The idea that any little child would be lost is
traceable to the doctrine of original sin (called "total
hereditary depravity" by John Calvin). Original sin is a
"cop_out," blaming someone else for one's problems,
as is evident from Ezekiel 18, a chapter that insists on individual
responsibility. If "The fathers have eaten sour grapes and
the children's teeth are set on edge" isn't descriptive of
original sin, then I am incapable of understanding language. But
Ezekiel says of this doctrine, Not so! The son shall not bear
the sin of the father, nor vice versa!
Original sin is a figment of the Calvinist imagination.

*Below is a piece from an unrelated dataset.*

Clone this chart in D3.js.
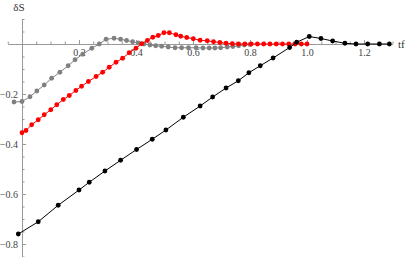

Calvin borrowed it from Augustine, as did the Catholic Church
in the 5th century, and Augustine got it from the heathen philosophy
that he dabbled in before he was converted to the brand of "Christianity"
common in the late 4th century, early Catholicism. It is nowhere
taught in Scripture. Some have mistaken the hyperbole of Psalm
51:5 as the doctrine of original sin, but it is not. Sin is what
a person does, or fails to do, not something he is born with or
inherits from others.
As to whether infant mortality rates, including
abortions, would mean that the majority of all humans will be
in heaven, that is an interesting question, and one that I cannot
answer, because I don't know what the mortality rates have always
been in all countries at all times. The high infant mortality
rates of medieval times, and later times prior to the second half
of the 20th century, may not have existed in much earlier times.
There is little mention of it in the Old Testament, for example.
The Book of Job does refer to it (Job 3:11), but that doesn't
tell anything about its frequency.
Surely those who argue for abortion would not
use the argument that abortion is good because it increases the
population of heaven! There is reason to doubt whether abortionists
really believe in heaven at all. For example, one Jewish rabbi
said he would be glad to participate in a resurrection if one
should occur but that he did not expect there ever to be one.
Presumably, he felt the same way about heaven. It is impossible
to reconcile abortion with belief in the existence of the soul
or spirit of man, or with belief in the Bible as inspired of God.